Brown v. Hart

One of the claims relied upon by the defendant is, that after Erle Morgan became twenty-five years of age the trustee no longer had a right to bring summary process, because the trust had terminated or become purely passive, and the trustee was no longer the owner or lessor of the premises. The trustee had not conveyed the premises to the cestui que trust, and so long as the defendant remained in possession, refusing to quit because claiming to be in possession under a contract of lease from the cestui que trust, which the latter denied having made, it was the right, if not the duty, of the trustee to attempt to free the premises from the incumbrance thus created, before conveying them to the cestui que trust. There was no error in overruling the plea in abatement and in holding that the trustee had a right to maintain the action.

Defendant also claimed and testified that in January, 1915, he made an express contract with Erle Morgan in the nature of a lease of the premises on the same terms as those on which he had been occupying them. Morgan denied this, and his testimony that he instructed *Page 671 the trustee to bring this action of summary process, and that he wanted the property transferred to him unencumbered, was admissible on this issue.

The claim that the trial justice erred in refusing to charge as requested, was properly overruled. The first and third requests to charge, based on the claim that Hart, trustee, had no right to maintain the action, have already been covered. The second request, to the effect that upon the arrival of Erle Morgan at the age of twenty-five years there was created an implied contract between him and the defendant in the nature of a lease, is also unsound in law. The cestui que trust could not be required to take the premises subject to a lease, without an express agreement on his part. The fourth request, as to the burden of proof, was substantially complied with, and the fifth and last was in effect a request for a directed verdict.

The exception to the charge of the justice was properly overruled. The writ of error does not assign any specific errors in the charge, as required by law. It merely contains a general claim that the justice erred and mistook the law "(9) in charging the jury as fully set forth in Schedule Q of the bill of exceptions," and Schedule Q contains the whole charge without pointing out any part of it as erroneous. Aside from this, we think there was no substantial error committed in charging the jury.

The particular error, pointed out for the first time in the appeal from the judgment of the Court of Common Pleas, is that the justice erred in charging the jury as follows: "Gentlemen of the Jury: You have heard the arguments and the evidence, pro and con. If you decide that the plaintiff has proved the allegations of his complaint, you should decide in his favor." It is now urged that the jury were instructed thereby to ignore the affirmative defenses set up in the answer. *Page 672

On the whole charge, the jury were invited to consider the evidence and the arguments, and to find whether the plaintiff had proved his complaint, or the defendant was right in his "requests" to charge. If the reference had been to the defendant's "answer," instead of to the defendant's requests to charge, no complaint could be made; and the only point in which the requests to charge fail to cover the defenses set up in the answer, is in respect of the alleged express agreement in the nature of a lease, between the cestui que trust and the defendant.

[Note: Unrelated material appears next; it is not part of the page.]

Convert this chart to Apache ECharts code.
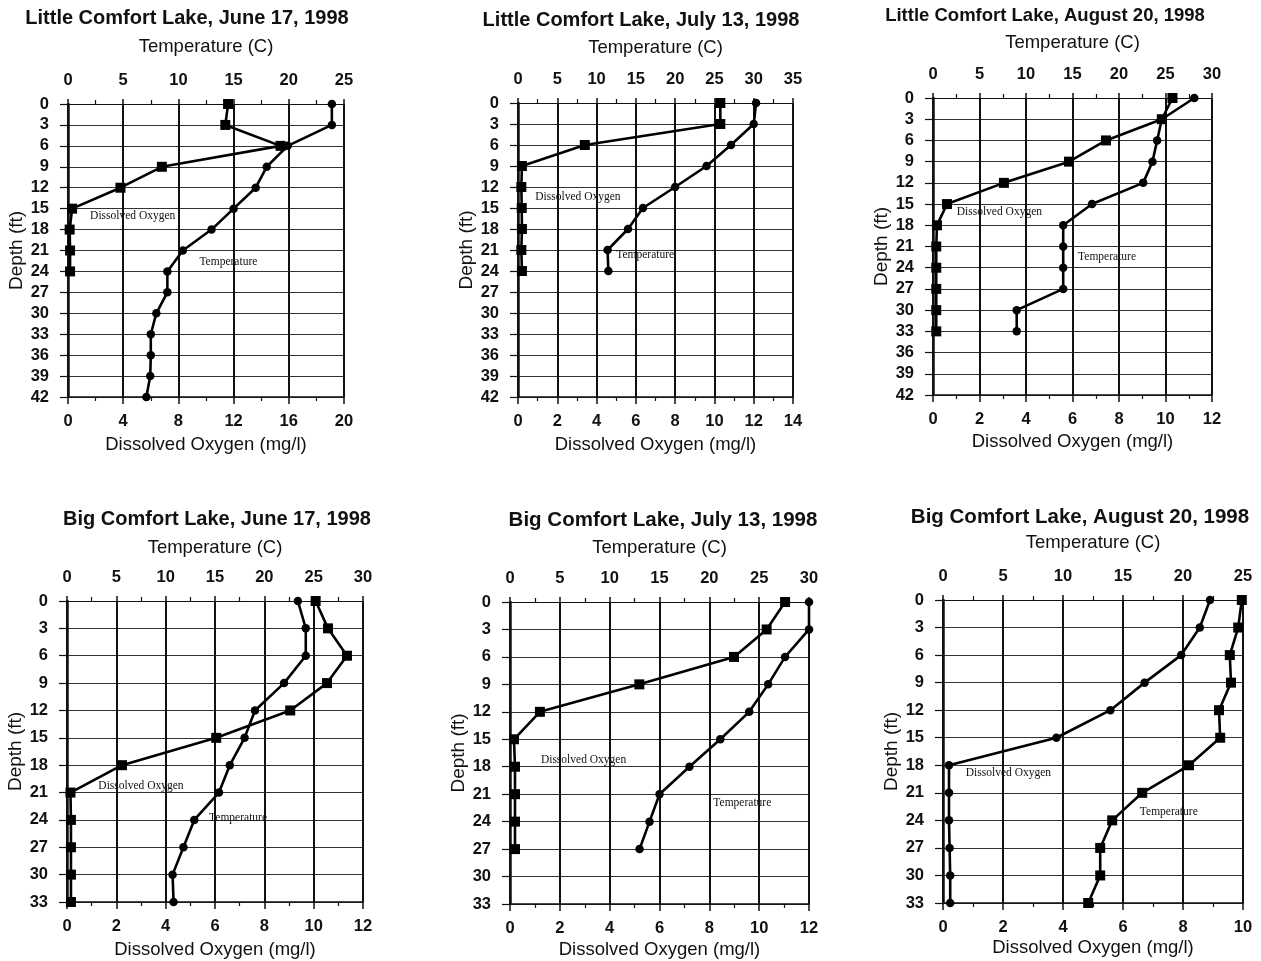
<!DOCTYPE html>
<html><head><meta charset="utf-8">
<script src="https://cdn.jsdelivr.net/npm/echarts@6/dist/echarts.min.js"></script>
<style>html,body{margin:0;padding:0;background:#fff}#c{width:1261px;height:961px}</style>
</head><body><div id="c"></div>
<script>
// ---------- DATA ----------
const titles = [
  'Little Comfort Lake, June 17, 1998',
  'Little Comfort Lake, July 13, 1998',
  'Little Comfort Lake, August 20, 1998',
  'Big Comfort Lake, June 17, 1998',
  'Big Comfort Lake, July 13, 1998',
  'Big Comfort Lake, August 20, 1998'
];
// Little Comfort Lake, June 17
const lcJunDepthDO = [0, 3, 6, 9, 12, 15, 18, 21, 24];
const lcJunDO = [11.6, 11.4, 15.4, 6.8, 3.8, 0.3, 0.12, 0.15, 0.15];
const lcJunDepthT = [0, 3, 6, 9, 12, 15, 18, 21, 24, 27, 30, 33, 36, 39, 42];
const lcJunTemp = [23.9, 23.9, 19.9, 18.0, 17.0, 15.0, 13.0, 10.4, 9.0, 9.0, 8.0, 7.5, 7.5, 7.45, 7.1];
// Little Comfort Lake, July 13
const lcJulDepth = [0, 3, 6, 9, 12, 15, 18, 21, 24];
const lcJulDO = [10.3, 10.3, 3.4, 0.2, 0.17, 0.19, 0.2, 0.17, 0.2];
const lcJulTemp = [30.3, 30.0, 27.1, 24.0, 20.0, 15.9, 14.0, 11.4, 11.5];
// Little Comfort Lake, August 20
const lcAugDepth = [0, 3, 6, 9, 12, 15, 18, 21, 24, 27, 30, 33];
const lcAugDO = [10.3, 9.84, 7.44, 5.85, 3.05, 0.6, 0.17, 0.14, 0.14, 0.14, 0.14, 0.14];
const lcAugTemp = [28.1, 24.6, 24.1, 23.6, 22.6, 17.1, 14.0, 14.0, 14.0, 14.0, 9.0, 9.0];
// Big Comfort Lake, June 17
const bcJunDepth = [0, 3, 6, 9, 12, 15, 18, 21, 24, 27, 30, 33];
const bcJunDO = [10.08, 10.58, 11.35, 10.54, 9.05, 6.05, 2.23, 0.14, 0.16, 0.16, 0.16, 0.16];
const bcJunTemp = [23.4, 24.2, 24.2, 22.0, 19.05, 18.0, 16.5, 15.4, 12.9, 11.8, 10.7, 10.8];
// Big Comfort Lake, July 13
const bcJulDepth = [0, 3, 6, 9, 12, 15, 18, 21, 24, 27];
const bcJulDO = [11.04, 10.3, 8.99, 5.19, 1.2, 0.16, 0.2, 0.2, 0.2, 0.2];
const bcJulTemp = [30.0, 30.0, 27.6, 25.9, 24.0, 21.1, 18.0, 15.0, 14.0, 13.0];
// Big Comfort Lake, August 20
const bcAugDepth = [0, 3, 6, 9, 12, 15, 18, 21, 24, 27, 30, 33];
const bcAugDO = [8.9, 8.56, 7.94, 6.72, 5.58, 3.78, 0.2, 0.2, 0.2, 0.22, 0.24, 0.24];
const bcAugTemp = [24.9, 24.6, 23.9, 24.0, 23.0, 23.1, 20.5, 16.6, 14.1, 13.1, 13.1, 12.1];

// ---------- LAYOUT / STYLE ----------
const panels = [
  {grid:{left:68,top:104,width:276,height:293}, doMax:20, doInt:4, tMax:25, dMax:42,
   dDO:lcJunDepthDO, vDO:lcJunDO, dT:lcJunDepthT, vT:lcJunTemp, sDO:'rect', sT:'circle',
   aDO:[1.6,16.1], aT:[11.9,22.6], title:{x:187,y:18,size:20}, gTop:48, gBot:38, gLeft:35},
  {grid:{left:518,top:103,width:275,height:294}, doMax:14, doInt:2, tMax:35, dMax:42,
   dDO:lcJulDepth, vDO:lcJulDO, dT:lcJulDepth, vT:lcJulTemp, sDO:'rect', sT:'circle',
   aDO:[0.88,13.4], aT:[12.5,21.7], title:{x:641,y:20,size:20}, gTop:46, gBot:38, gLeft:38},
  {grid:{left:933,top:98,width:279,height:297}, doMax:12, doInt:2, tMax:30, dMax:42,
   dDO:lcAugDepth, vDO:lcAugDO, dT:lcAugDepth, vT:lcAugTemp, sDO:'rect', sT:'circle',
   aDO:[1.02,16.1], aT:[15.6,22.5], title:{x:1045,y:16,size:18.5}, gTop:46, gBot:37, gLeft:36},
  {grid:{left:67,top:601,width:296,height:301}, doMax:12, doInt:2, tMax:30, dMax:33,
   dDO:bcJunDepth, vDO:bcJunDO, dT:bcJunDepth, vT:bcJunTemp, sDO:'rect', sT:'circle',
   aDO:[1.27,20.3], aT:[14.4,23.8], title:{x:217,y:519,size:20}, gTop:44, gBot:38, gLeft:38},
  {grid:{left:510,top:602,width:299,height:302}, doMax:12, doInt:2, tMax:30, dMax:33,
   dDO:bcJulDepth, vDO:bcJulDO, dT:bcJulDepth, vT:bcJulTemp, sDO:'rect', sT:'circle',
   aDO:[1.24,17.3], aT:[20.4,22.0], title:{x:663,y:520,size:20.5}, gTop:45, gBot:36, gLeft:36},
  {grid:{left:943,top:600,width:300,height:303}, doMax:10, doInt:2, tMax:25, dMax:33,
   dDO:bcAugDepth, vDO:bcAugDO, dT:bcAugDepth, vT:bcAugTemp, sDO:'circle', sT:'rect',
   aDO:[0.76,18.8], aT:[16.4,23.1], title:{x:1080,y:517,size:20.5}, gTop:48, gBot:35, gLeft:36}
];

const SANS = 'Liberation Sans, Arial, Helvetica, sans-serif';
const SERIF = 'Liberation Serif, Times New Roman, serif';
const INK = '#111';
const tickLbl = {color: INK, fontFamily: SANS, fontWeight: 'bold', fontSize: 16.5};
const nameStyle = {color: INK, fontFamily: SANS, fontSize: 18.5};
const annoLabel = (txt) => ({show:true, position:'right', distance:0, formatter:txt,
  color: INK, fontFamily: SERIF, fontSize: 11.5});

const grids = [], xAxes = [], yAxes = [], series = [], graphics = [];
panels.forEach((p, i) => {
  grids.push(Object.assign({}, p.grid));
  // bottom: dissolved oxygen
  xAxes.push({
    gridIndex: i, type: 'value', position: 'bottom', min: 0, max: p.doMax, interval: p.doInt,
    name: 'Dissolved Oxygen (mg/l)', nameLocation: 'middle', nameGap: p.gBot, nameTextStyle: nameStyle,
    axisLine: {show: true, onZero: false, lineStyle: {color: INK, width: 1.5}},
    axisTick: {show: true, length: 7, lineStyle: {color: INK, width: 1.5}},
    minorTick: {show: true, splitNumber: 2, length: 4, lineStyle: {color: INK, width: 1.2}},
    axisLabel: Object.assign({margin: 16}, tickLbl),
    splitLine: {show: true, lineStyle: {color: INK, width: 2}}
  });
  // top: temperature
  xAxes.push({
    gridIndex: i, type: 'value', position: 'top', min: 0, max: p.tMax, interval: 5,
    name: 'Temperature (C)', nameLocation: 'middle', nameGap: p.gTop, nameTextStyle: nameStyle,
    axisLine: {show: true, onZero: false, lineStyle: {color: INK, width: 1.2}},
    axisTick: {show: true, length: 5, lineStyle: {color: INK, width: 1.5}},
    minorTick: {show: true, splitNumber: 2, length: 4, lineStyle: {color: INK, width: 1.2}},
    axisLabel: Object.assign({margin: 15}, tickLbl),
    splitLine: {show: false}
  });
  yAxes.push({
    gridIndex: i, type: 'value', inverse: true, min: 0, max: p.dMax, interval: 3,
    name: 'Depth (ft)', nameLocation: 'middle', nameGap: p.gLeft, nameRotate: 90,
    nameTextStyle: Object.assign({}, nameStyle, {fontSize: 19}),
    axisLine: {show: true, onZero: false, lineStyle: {color: INK, width: 2.5}},
    axisTick: {show: true, length: 8, lineStyle: {color: INK, width: 1.2}},
    axisLabel: Object.assign({margin: 19}, tickLbl),
    splitLine: {show: true, lineStyle: {color: '#333', width: 1}}
  });
  series.push({
    type: 'line', name: 'Dissolved Oxygen', xAxisIndex: 2 * i, yAxisIndex: i,
    data: p.dDO.map((d, k) => [p.vDO[k], d]),
    symbol: p.sDO, symbolSize: p.sDO === 'rect' ? 10 : 8.5,
    lineStyle: {color: '#000', width: 2.6}, itemStyle: {color: '#000'},
    markPoint: {symbol: 'circle', symbolSize: 0, silent: true,
      data: [{coord: p.aDO, label: annoLabel('Dissolved Oxygen')}]}
  });
  series.push({
    type: 'line', name: 'Temperature', xAxisIndex: 2 * i + 1, yAxisIndex: i,
    data: p.dT.map((d, k) => [p.vT[k], d]),
    symbol: p.sT, symbolSize: p.sT === 'rect' ? 10 : 8.5,
    lineStyle: {color: '#000', width: 2.6}, itemStyle: {color: '#000'},
    markPoint: {symbol: 'circle', symbolSize: 0, silent: true,
      data: [{coord: p.aT, label: annoLabel('Temperature')}]}
  });
  graphics.push({
    type: 'text', x: p.title.x, y: p.title.y,
    style: {text: titles[i], fill: INK, font: 'bold ' + p.title.size + 'px ' + SANS,
      textAlign: 'center', textVerticalAlign: 'middle'}
  });
});

const chart = echarts.init(document.getElementById('c'), null, {renderer: 'canvas'});
chart.setOption({
  animation: false,
  backgroundColor: '#fff',
  grid: grids, xAxis: xAxes, yAxis: yAxes, series: series,
  graphic: graphics
});
</script></body></html>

As to the existence of such an agreement there was a sharp conflict of testimony between Erle Morgan and the defendant, and it is unreasonable to suppose that the jury understood that they were to ignore that branch of the defendant's case, for they had been told to consider the evidence, and in their verdict they said they had carefully considered it.

In referring to this alleged express agreement as the only point in which the requests to charge failed to cover the defenses set up in the answer, we do not overlook the allegation that the defendant has been at all times ready and willing to pay rent due the estate, and that the trustee has refused to receive it. In view of the other allegations of the answer, the offer to pay rent to the trustee must be understood as an offer to pay rent to him up to September, 1914, when Erle Morgan became twenty-five years old. After that date the answer alleges a contract to pay the rent due and to become due to Erle Morgan. In other words, the whole defense set up in the answer hangs on the theory that as soon as the cestui que trust reached that age he became capable of contracting as lessor of the premises, and that the defendant was entitled to remain in possession of the premises by virtue of an express or implied contract to that effect with the cestui que trust.

Another objection is to the form of the verdict, *Page 673 which was as follows: "After careful consideration of the evidence in the case, we find judgment in favor of the plaintiff." We think this amounts to a general verdict for the plaintiff on the only controlling issue of fact in the case, namely, whether the defendant was in possession under an express contract with the beneficial owner. Although original in form, the verdict is intelligible, and no particular form of verdict is required by our law, except in the case of special verdicts provided for in § 757 of the General Statutes.

The claim that the justice erred in allowing counsel to read from, and in permitting to go to the jury-room, a document not marked as an exhibit in the cause, is without substance, for the bill of exceptions shows that the document was offered and admitted in evidence, and that the failure to mark it as an exhibit was through inadvertence.

The exceptions relating to the justice presiding over the second trial of the case after the first trial had resulted in a disagreement, and to the admission of the deposition of Hart, trustee, were abandoned at the argument.

This disposes of all the assignments of error pursued on the brief.

There is no error.

In this opinion the other judges concurred.